Before I discuss this book, it bears mention that it is rated PG. This is a book that any adult or teenager should be able to read. Unlike some other books in this genre, it does not contain the graphic descriptions that tend to fuel lust rather than combat it. It will not, as Harris says, drag the reader’s imagination through the gutter. I should also mention that this is a book intended for both men and women. Harris does not allow women off the hook, assuming that they do not deal with issues of lust. While he affirms that men and women experience lust differently, he teaches that both men and women are susceptible to this and both genders need to deal with it.

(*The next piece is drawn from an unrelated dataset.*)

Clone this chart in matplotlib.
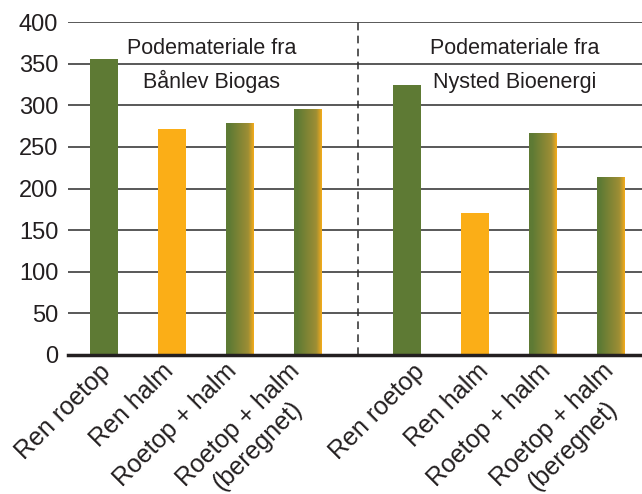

So what is lust? Simply enough, “Lust is craving sexually what God has forbidden.” While sexual desire is good and natural, and given by God, lust is a perversion of what is good and right. “Lust goes beyond attraction, and appreciation of beauty, or even a healthy desire for sex–it makes these desires more important than God. Lust wants to go outside God’s guidelines to find satisfaction.” While lust is a problem that is as old as the human race, we live in a time when it is funnelled to us in ever-increasing measure. It is increasingly difficult to live pure and undefiled in our sex-saturated culture. And yet God’s standard remains the same: He demands perfection. “God calls us to the daunting standard of not even a hint.” The fact that this standard seems impossible is merely proof that man-centered solutions must fail. “Only the victory of Christ’s death and resurrection can provide the right power and the right motive needed to change me.” We must be motivated by God’s grace and empowered by the Spirit if we are to defeat lust.

Harris goes on to discuss the gospel. And this is what I love most about this book. Rather than moving from identifying the problem to planning out the solution, Harris pauses at the gospel–he pauses at the source of the solution. In a couple of chapters that seem they could as easily have been written by C.J. Mahaney or Jerry Bridges, he celebrates the gospel and the sacrifice of Jesus Christ. “We can’t save ourselves and we can’t change ourselves. Only faith in Christ can rescue us from the prison of our sin. And only the Spirit can transform us. Our job is to invite His work, participate with it, and submit more and more of our thoughts, actions, and desires to Him.”

Harris then wades into the thick of the battle, discussing the issues and offering strategies for long-term change. He discusses the types of issues we would expect him to tackle: masturbation, media, accountability and so on. The best and clearest solution offered, though surely the one that seems least attractive to the carnal mind, is memorizing Scripture passages most relevant to our particular temptations. A chapter at the end briefly discusses the Internet and tips for fighting against succumbing to the temptations of Internet pornography. Through it all, Harris speaks honestly and candidly, even holding out events and experiences from his life that must cause him a good bit of embarrassment. He is willing to admit his own weaknesses and failures in order to help others tackle theirs.

Ultimately, this book leads to the biblical (but still surprising) conclusion that, despite the allure of lust and the pleasures it seems to offer, there is far greater pleasure to be found in holiness. The pleasure and freedom of holiness is so much greater, so much truer, than carnal delights. “Remember,” Harris says, “God doesn’t call you to sacrifice as an end in itself. He calls you through it. On the other side of sacrifice is unspeakable beauty and indescribable joy. It’s not easy, but it’s worth every minute.” He holds out no easy, magical solution to defeat lust. Rather, lust’s power will decrease as we relentlessly pursue holiness.

Unlike so many books that share a shelf with this one at the local Christian bookstore, Harris holds out lust as a problem, but provides the gospel as a solution. And that isn’t even a fair fight. An excellent little book that is easy to read, easy to digest, and suitable for all audiences, I recommend Sex is not the Problem (Lust Is) without hesitation.